Using Rolle's Theorem, it does not satisfy the hypothesis that $f$ is differnetiable for all vales of $x$ in the open interval $(a,b)$, $f$ is continuous at $x=a$ or $x=b$, and that $f(a)=f(b)=0$; however the conclusion can be true even though the hypothesis is false for $f$ stating that there exists one number $x=c$ in $(a,b)$ such that $f'(c)=0$.

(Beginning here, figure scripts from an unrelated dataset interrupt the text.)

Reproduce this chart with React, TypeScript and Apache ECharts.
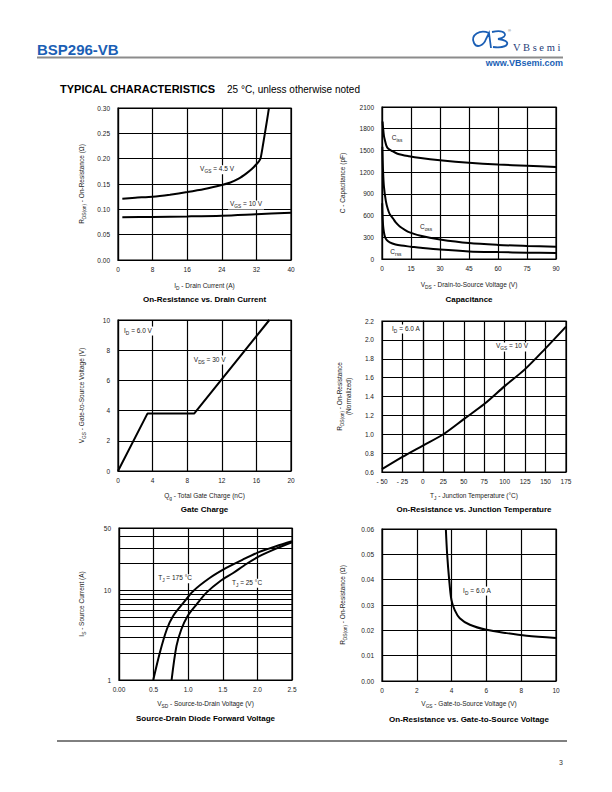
import React, { useEffect, useRef } from "react";
import * as echarts from "echarts";

const FONT = "'Liberation Sans', Arial, sans-serif";
const INK = "#1a1a1a";

// ---------- Chart 1: On-Resistance vs. Drain Current ----------
const c1_vgs45_x = [1, 4, 8, 12, 16, 20, 24, 26, 28, 29.7, 31, 32, 32.6, 33, 33.5, 34, 34.5, 34.9];
const c1_vgs45_y = [0.121, 0.123, 0.125, 0.129, 0.134, 0.14, 0.148, 0.153, 0.161, 0.171, 0.18, 0.189, 0.195, 0.202, 0.226, 0.252, 0.278, 0.3];
const c1_vgs10_x = [1, 8, 16, 24, 32, 40];
const c1_vgs10_y = [0.0845, 0.085, 0.086, 0.0875, 0.0905, 0.0935];

// ---------- Chart 2: Capacitance ----------
const c2_ciss_x = [0.3, 0.6, 1.0, 1.5, 2.2, 3, 5, 8, 14, 20, 30, 45, 60, 75, 90];
const c2_ciss_y = [1900, 1800, 1700, 1640, 1570, 1530, 1495, 1455, 1420, 1395, 1365, 1330, 1305, 1288, 1272];
const c2_coss_x = [0.2, 0.5, 1, 2, 3, 4, 5.7, 7, 9.2, 12, 14.3, 20, 30, 45, 60, 75, 90];
const c2_coss_y = [1550, 1250, 1000, 800, 690, 620, 560, 510, 450, 400, 368, 320, 270, 220, 195, 180, 168];
const c2_crss_x = [0.1, 0.3, 0.6, 1, 1.5, 2.5, 4, 7, 10, 15, 20, 30, 45, 60, 75, 90];
const c2_crss_y = [770, 600, 450, 370, 310, 260, 230, 200, 185, 170, 155, 130, 105, 95, 88, 82];

// ---------- Chart 3: Gate Charge ----------
const c3_qg = [0, 3.4, 8.8, 17.5];
const c3_vgs = [0, 3.8, 3.8, 10];

// ---------- Chart 4: On-Resistance vs. Junction Temperature ----------
const c4_tj = [-50, -25, 0, 25, 50, 75, 100, 125, 150, 175];
const c4_rn = [0.63, 0.76, 0.88, 1.0, 1.16, 1.32, 1.51, 1.69, 1.91, 2.14];

// ---------- Chart 5: Source-Drain Diode Forward Voltage ----------
const c5_t175_x = [0.495, 0.59, 0.69, 0.78, 0.93, 1.07, 1.31, 1.55, 1.79, 2.03, 2.27, 2.5];
const c5_t175_y = [1, 2.02, 3.67, 5.17, 7.28, 9.83, 13.8, 17.9, 22.2, 27, 31.2, 35.5];
const c5_t25_x = [0.76, 0.83, 0.9, 0.99, 1.12, 1.26, 1.46, 1.65, 1.84, 2.03, 2.27, 2.5];
const c5_t25_y = [1, 2.39, 3.67, 5.17, 6.98, 9.42, 12.7, 15.7, 19.8, 24.2, 29.4, 34.6];
const c5_minorGrid = [2, 3, 4, 5, 6, 7, 8, 9, 20, 30, 40];

// ---------- Chart 6: On-Resistance vs. Gate-to-Source Voltage ----------
const c6_vgs = [3.67, 3.74, 3.86, 3.99, 4.18, 4.47, 5.05, 6.0, 7.16, 8.31, 10];
const c6_rds = [0.06, 0.0505, 0.04, 0.032, 0.028, 0.0248, 0.0222, 0.0202, 0.0189, 0.0179, 0.017];

const zip = (xs: number[], ys: number[]) => xs.map((x, i) => [x, ys[i]]);

// Logo path
const LOGO_D =
  "M 19 6 C 10 2 0 8 4 16 C 7 22 14 18 16 12 L 19 6 L 21 21 M 22 5 C 36 2 40 10 28 12 C 42 13 40 22 23 20";
echarts.graphic.registerShape("vblogo", echarts.graphic.extendPath(LOGO_D, {}) as any);

const rich = {
  m: { fontSize: 6.5, fontFamily: FONT, color: INK, lineHeight: 9, verticalAlign: "top" },
  s: { fontSize: 4.8, fontFamily: FONT, color: INK, verticalAlign: "bottom" },
};

const gridLine = { color: "#000", width: 1.2 };

function xAxis(gi: number, min: number, max: number, interval: number, name: string, gap: number, fmt?: any) {
  return {
    type: "value",
    gridIndex: gi,
    min,
    max,
    interval,
    name,
    nameLocation: "middle",
    nameGap: gap,
    nameTextStyle: { rich },
    axisLine: { show: true, lineStyle: gridLine },
    axisTick: { show: false },
    splitLine: { show: true, lineStyle: gridLine },
    axisLabel: { fontSize: 6.5, fontFamily: FONT, color: INK, margin: 6, formatter: fmt || ((v: number) => String(v)), showMinLabel: true, showMaxLabel: true },
  };
}

function yAxis(gi: number, min: number, max: number, interval: number | undefined, name: string, gap: number, fmt?: any, type = "value") {
  const a: any = {
    type,
    gridIndex: gi,
    min,
    max,
    name,
    nameLocation: "middle",
    nameGap: gap,
    nameRotate: 90,
    nameTextStyle: { rich },
    axisLine: { show: true, lineStyle: gridLine },
    axisTick: { show: false },
    splitLine: { show: true, lineStyle: gridLine },
    axisLabel: { fontSize: 6.5, fontFamily: FONT, color: INK, margin: 8, formatter: fmt || ((v: number) => String(v)), showMinLabel: true, showMaxLabel: true },
  };
  if (interval !== undefined) a.interval = interval;
  if (type === "log") a.logBase = 10;
  return a;
}

function line(gi: number, data: number[][], smooth: number, marks?: any[]) {
  const s: any = {
    type: "line",
    xAxisIndex: gi,
    yAxisIndex: gi,
    data,
    showSymbol: false,
    symbol: "none",
    smooth: smooth > 0 ? smooth : false,
    lineStyle: { color: "#000", width: 2 },
    silent: true,
    z: 5,
  };
  if (marks) {
    s.markPoint = {
      symbol: "rect",
      symbolSize: 0.1,
      silent: true,
      itemStyle: { color: "rgba(0,0,0,0)" },
      label: {
        show: true,
        position: "inside",
        backgroundColor: "#fff",
        padding: [0, 2, 0, 2],
        rich,
      },
      data: marks.map((m) => ({ coord: m.coord, label: { formatter: m.text } })),
    };
  }
  return s;
}

function title(x: number, y: number, text: string) {
  return {
    type: "text",
    x,
    y,
    silent: true,
    style: {
      text,
      fill: "#000",
      fontSize: 8,
      fontWeight: "bold",
      fontFamily: FONT,
      align: "center",
      verticalAlign: "middle",
      textAlign: "center",
      textVerticalAlign: "middle",
    },
  };
}

function txt(x: number, y: number, text: string, size: number, opts: any = {}) {
  return {
    type: "text",
    x,
    y,
    silent: true,
    style: {
      text,
      fill: opts.color || "#000",
      fontSize: size,
      fontWeight: opts.weight || "normal",
      fontFamily: opts.family || FONT,
      align: opts.align || "left",
      textAlign: opts.align || "left",
      verticalAlign: "middle",
      textVerticalAlign: "middle",
    },
  };
}

const fix = (d: number) => (v: number) => v.toFixed(d);

const option: any = {
  animation: false,
  backgroundColor: "#fff",
  grid: [
    { left: 118, top: 108, width: 173, height: 152 },
    { left: 382, top: 107, width: 174, height: 152 },
    { left: 118, top: 320, width: 173, height: 151 },
    { left: 382, top: 321, width: 184, height: 151 },
    { left: 119, top: 528, width: 173, height: 152 },
    { left: 382, top: 529, width: 174, height: 152 },
  ].map((g) => ({ ...g, show: true, borderColor: "#000", borderWidth: 1.2, containLabel: false })),
  xAxis: [
    xAxis(0, 0, 40, 8, "{m|I}{s|D}{m| - Drain Current (A)}", 22),
    xAxis(1, 0, 90, 15, "{m|V}{s|DS}{m| - Drain-to-Source Voltage (V)}", 22),
    xAxis(2, 0, 20, 4, "{m|Q}{s|g}{m| - Total Gate Charge (nC)}", 21),
    xAxis(3, -50, 175, 25, "{m|T}{s|J}{m| - Junction Temperature (°C)}", 20, (v: number) => (v < 0 ? "- " + -v : String(v))),
    xAxis(4, 0, 2.5, 0.5, "{m|V}{s|SD}{m| - Source-to-Drain Voltage (V)}", 20, (v: number) => (v === 0 ? "0.00" : v.toFixed(1))),
    xAxis(5, 0, 10, 2, "{m|V}{s|GS}{m| - Gate-to-Source Voltage (V)}", 19),
  ],
  yAxis: [
    yAxis(0, 0, 0.3, 0.05, "{m|R}{s|DS(on)}{m| - On-Resistance (Ω)}", 31, fix(2)),
    yAxis(1, 0, 2100, 300, "{m|C - Capacitance (pF)}", 34),
    yAxis(2, 0, 10, 2, "{m|V}{s|GS}{m| - Gate-to-Source Voltage (V)}", 31),
    yAxis(3, 0.6, 2.2, 0.2, "{m|R}{s|DS(on)}{m| - On-Resistance}\n{m|(Normalized)}", 28, fix(1)),
    yAxis(4, 1, 50, undefined, "{m|I}{s|S}{m| - Source Current (A)}", 32, (v: number) => String(Math.round(v)), "log"),
    yAxis(5, 0, 0.06, 0.01, "{m|R}{s|DS(on)}{m| - On-Resistance (Ω)}", 34, fix(2)),
  ],
  series: [
    line(0, zip(c1_vgs45_x, c1_vgs45_y), 0.2, [{ coord: [22.9, 0.178], text: "{m|V}{s|GS}{m| = 4.5 V}" }]),
    line(0, zip(c1_vgs10_x, c1_vgs10_y), 0.3, [{ coord: [29.6, 0.1086], text: "{m|V}{s|GS}{m| = 10 V}" }]),
    line(1, zip(c2_ciss_x, c2_ciss_y), 0.3, [{ coord: [7.8, 1658], text: "{m|C}{s|iss}" }]),
    line(1, zip(c2_coss_x, c2_coss_y), 0.3, [{ coord: [22.8, 442], text: "{m|C}{s|oss}" }]),
    line(1, zip(c2_crss_x, c2_crss_y), 0.3, [{ coord: [7.2, 83], text: "{m|C}{s|rss}" }]),
    line(2, zip(c3_qg, c3_vgs), 0, [
      { coord: [2.31, 9.27], text: "{m|I}{s|D}{m| = 6.0 V}" },
      { coord: [10.6, 7.35], text: "{m|V}{s|DS}{m| = 30 V}" },
    ]),
    line(3, zip(c4_tj, c4_rn), 0.3, [
      { coord: [-20.7, 2.115], text: "{m|I}{s|D}{m| = 6.0 A}" },
      { coord: [109, 1.925], text: "{m|V}{s|GS}{m| = 10 V}" },
    ]),
    {
      ...line(4, zip(c5_t175_x, c5_t175_y), 0.3, [{ coord: [0.81, 13.5], text: "{m|T}{s|J}{m| = 175 °C}" }]),
      markLine: {
        silent: true,
        symbol: "none",
        label: { show: false },
        lineStyle: { color: "#000", width: 1.2, type: "solid" },
        data: c5_minorGrid.map((v) => ({ yAxis: v })),
        z: 1,
      },
    },
    line(4, zip(c5_t25_x, c5_t25_y), 0.3, [{ coord: [1.85, 12.1], text: "{m|T}{s|J}{m| = 25 °C}" }]),
    line(5, zip(c6_vgs, c6_rds), 0.3, [{ coord: [5.46, 0.0355], text: "{m|I}{s|D}{m| = 6.0 A}" }]),
  ],
  graphic: [
    // header
    txt(37, 49, "BSP296-VB", 15, { weight: "bold", color: "#1b5fb5" }),
    { type: "line", silent: true, shape: { x1: 37, y1: 57.5, x2: 563, y2: 57.5 }, style: { stroke: "#8c8c8c", lineWidth: 2 } },
    { type: "vblogo", x: 470, y: 27, silent: true, style: { fill: "none", stroke: "#1b5fb5", lineWidth: 1.8 } },
    txt(508, 30, "®", 4, { color: "#555" }),
    txt(513, 47, "V B s e m i", 10.5, { family: "'Liberation Serif', serif", color: "#1f3c78" }),
    txt(563, 63, "www.VBsemi.com", 9, { weight: "bold", color: "#1b5fb5", align: "right" }),
    txt(60, 89, "TYPICAL CHARACTERISTICS", 11, { weight: "bold" }),
    txt(227, 89, "25 °C, unless otherwise noted", 10),
    // chart titles
    title(204.5, 299, "On-Resistance vs. Drain Current"),
    title(469, 299, "Capacitance"),
    title(204.5, 509, "Gate Charge"),
    title(474, 509, "On-Resistance vs. Junction Temperature"),
    title(205.5, 718, "Source-Drain Diode Forward Voltage"),
    title(469, 719, "On-Resistance vs. Gate-to-Source Voltage"),
    // footer
    { type: "line", silent: true, shape: { x1: 57, y1: 741, x2: 567, y2: 741 }, style: { stroke: "#000", lineWidth: 1 } },
    txt(563, 762, "3", 7, { color: "#333", align: "right" }),
  ],
};

export default function App() {
  const ref = useRef<HTMLDivElement>(null);
  useEffect(() => {
    if (!ref.current) return;
    const chart = echarts.init(ref.current, null, { renderer: "svg" });
    chart.setOption(option);
    return () => chart.dispose();
  }, []);
  return (
    <div
      ref={ref}
      style={{ position: "absolute", left: 0, top: 0, width: 612, height: 792, background: "#fff" }}
    />
  );
}
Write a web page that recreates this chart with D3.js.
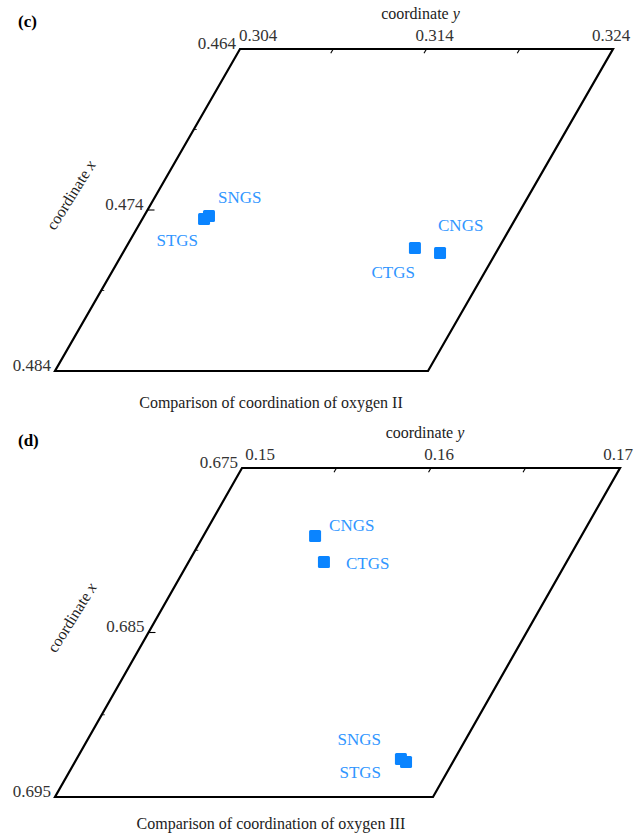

Using the Mean Value Theorem, it does not satisfy the hypothesis $f$ is differnetiable for all vales of $x$ in the open interval $(a,b)$, $f$ is continuous at $x=a$ or $x=b$; however satisfies the conclusion that there exists at least one number $x=c$ in $(a,b)$ such that $$f'(c)=\frac{f(b)-f(a)}{b-a}.$$
Hint: $f(x) = \tan x - \sin x - 1$ has $f'(x) = \sec^2 x - \cos x=\dfrac{1-\cos^3 x}{\cos^2 x} \geq 0$, and $f(-\pi/4) = -2 +\dfrac{1}{\sqrt{2}} < 0$, and since $\lim_{ x \to \pi/2^{-}} f(x) = + \infty$, we have for $M = 1$, you can find a delta $\delta > 0$ such that $0 < |x- \pi/2| < \delta \Rightarrow f(x) > M = 1$. Thus by continuity of $f$ and by using MVT on $(-\pi/4, \pi/2-\epsilon)$, there is a root and coupled with $f'(x) > 0$, there is only one root, with $\epsilon$ can be selected easily from $\delta$.